Entries with chart source code:
------------
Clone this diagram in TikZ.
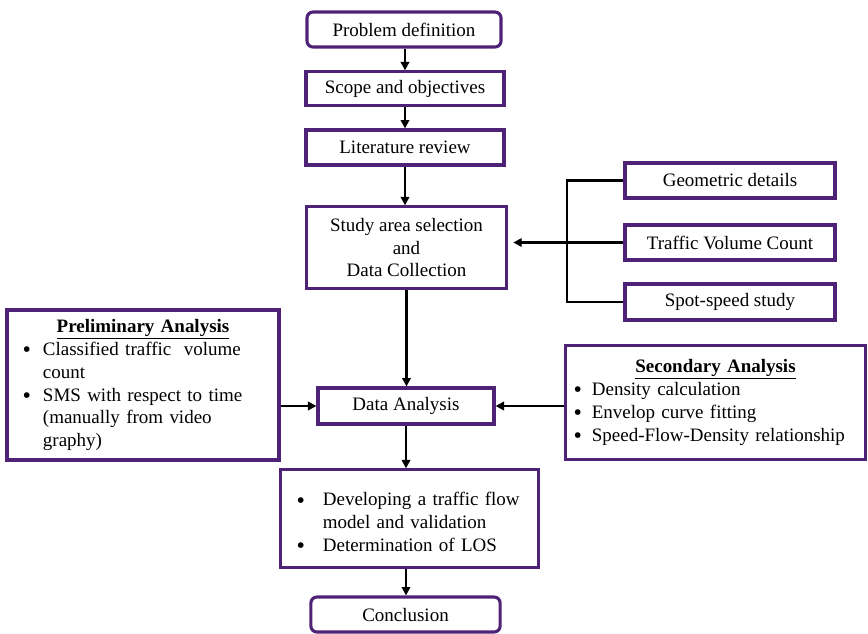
\documentclass[tikz,border=0pt]{standalone}
\usepackage{fontspec}
\setmainfont{Liberation Serif}
\usepackage{enumitem}
\usepackage{tikz}
\usetikzlibrary{positioning, arrows.meta}
\definecolor{boxpurple}{RGB}{78,34,118}
\newcommand{\bigbul}{\raisebox{-0.25ex}{\fontsize{17pt}{16pt}\selectfont\textbullet}}

\begin{document}
\begin{tikzpicture}[
    x=0.025cm, y=-0.025cm,
    font=\fontsize{13.5pt}{16.3pt}\selectfont,
    block/.style={draw=boxpurple, line width=2.2pt, minimum height=0.875cm, inner xsep=0.25cm, align=center},
    endblock/.style={block, rounded corners=0.15cm},
    listblock/.style={block, align=left, inner ysep=0.1cm},
    arrow/.style={-{Triangle[length=6pt,width=6pt]}, line width=1.5pt},
    link/.style={line width=1.6pt}
]
\useasboundingbox (0,0) rectangle (868,633);

% Main column
\node[endblock, minimum width=4.85cm] (prob) at (404,29.5) {Problem definition};
\node[block, minimum width=4.95cm, minimum height=0.83cm] (scope) at (405,88.5) {Scope and objectives};
\node[block, minimum width=4.95cm] (lit) at (405,147.5) {Literature review};
\node[block, minimum width=4.98cm, minimum height=2.03cm] (study) at (406.5,247.5) {Study area selection\\and\\Data Collection};
\node[block, minimum width=4.4cm, minimum height=0.9cm] (data) at (406,406) {Data Analysis};
\node[listblock, minimum width=6.43cm, minimum height=2.43cm, text width=5.93cm] (devel) at (409.5,518.5) {%
\begin{itemize}[nosep, label=\bigbul, leftmargin=0.8cm, labelsep=0.45cm]
\item Developing a traffic flow\newline model and validation
\item Determination of LOS
\end{itemize}};
\node[endblock, minimum width=4.73cm] (concl) at (405.5,614.5) {Conclusion};

% Data collection inputs
\node[block, minimum width=5.25cm] (geo) at (730,180.5) {Geometric details};
\node[block, minimum width=5.25cm] (tvc) at (730,242.5) {Traffic Volume Count};
\node[block, minimum width=5.25cm, minimum height=0.9cm] (spot) at (730,302) {Spot-speed study};
\coordinate (bus) at (567,242.5);

% Analysis boxes
\node[listblock, minimum width=6.8cm, minimum height=3.75cm, text width=6.3cm] (prelim) at (143,385) {%
{\centering\underline{\textbf{Preliminary Analysis}}\par}
\begin{itemize}[nosep, label=\bigbul, leftmargin=0.65cm, labelsep=0.3cm]
\item Classified traffic\ \ volume\newline count
\item SMS with respect to time\newline (manually from video\newline graphy)
\end{itemize}};
\node[listblock, minimum width=7.48cm, minimum height=2.83cm, text width=6.98cm] (second) at (715.5,402.5) {%
{\centering\underline{\textbf{Secondary Analysis}}\par}
\begin{itemize}[nosep, label=\bigbul, leftmargin=0.4cm, labelsep=0.25cm]
\item Density calculation
\item Envelop curve fitting
\item Speed-Flow-Density relationship
\end{itemize}};

% Connections
\draw[arrow] (prob.south -| scope.north) -- (scope.north);
\draw[arrow] (scope) -- (lit);
\draw[arrow] (lit.south) -- (lit.south |- study.north);
\draw[arrow] (study.south) -- (study.south |- data.north);
\draw[arrow] (data.south) -- (data.south |- devel.north);
\draw[arrow] (data.south |- devel.south) -- (data.south |- concl.north);

\draw[link] (geo.west) -| (bus) |- (spot.west);
\draw[arrow, shorten >=4pt] (tvc.west) -- (study.east |- tvc.west);

\draw[arrow] (prelim.east |- data.west) -- (data.west);
\draw[arrow] (second.west |- data.east) -- (data.east);

\end{tikzpicture}
\end{document}
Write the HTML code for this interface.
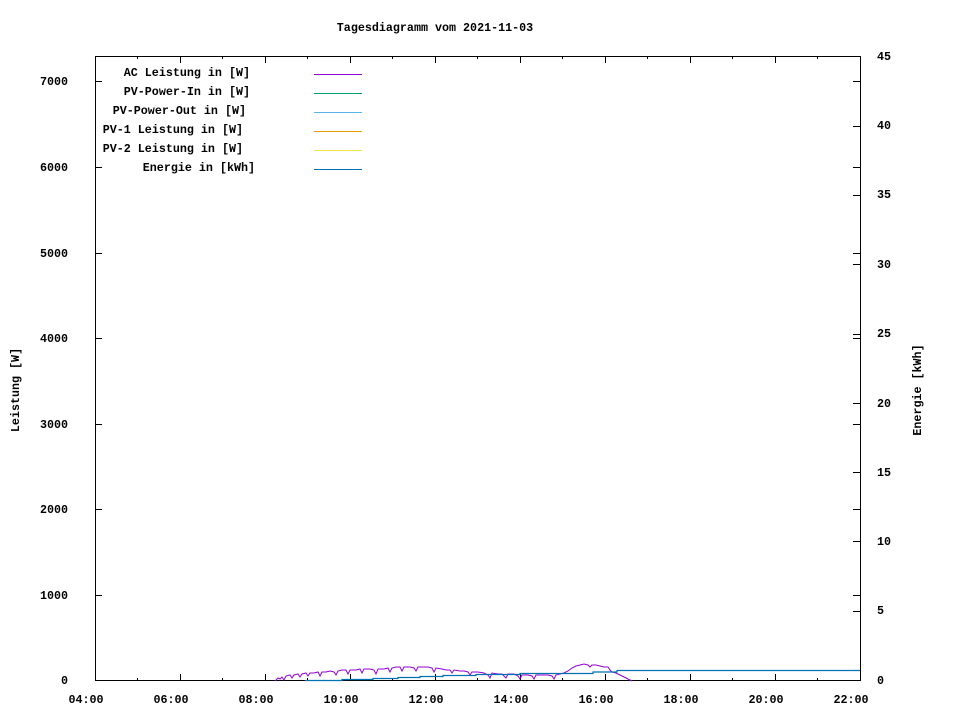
------------
REQUIREMENTS:
Repeat only what lies between the start of the data and the end of the line containing "(0,0) rectangle (868,633);", exactly, with pictures left out.

RESPONSE:
Clone this diagram in TikZ.
\documentclass[tikz,border=0pt]{standalone}
\usepackage{fontspec}
\setmainfont{Liberation Serif}
\usepackage{enumitem}
\usepackage{tikz}
\usetikzlibrary{positioning, arrows.meta}
\definecolor{boxpurple}{RGB}{78,34,118}
\newcommand{\bigbul}{\raisebox{-0.25ex}{\fontsize{17pt}{16pt}\selectfont\textbullet}}

\begin{document}
\begin{tikzpicture}[
    x=0.025cm, y=-0.025cm,
    font=\fontsize{13.5pt}{16.3pt}\selectfont,
    block/.style={draw=boxpurple, line width=2.2pt, minimum height=0.875cm, inner xsep=0.25cm, align=center},
    endblock/.style={block, rounded corners=0.15cm},
    listblock/.style={block, align=left, inner ysep=0.1cm},
    arrow/.style={-{Triangle[length=6pt,width=6pt]}, line width=1.5pt},
    link/.style={line width=1.6pt}
]
\useasboundingbox (0,0) rectangle (868,633);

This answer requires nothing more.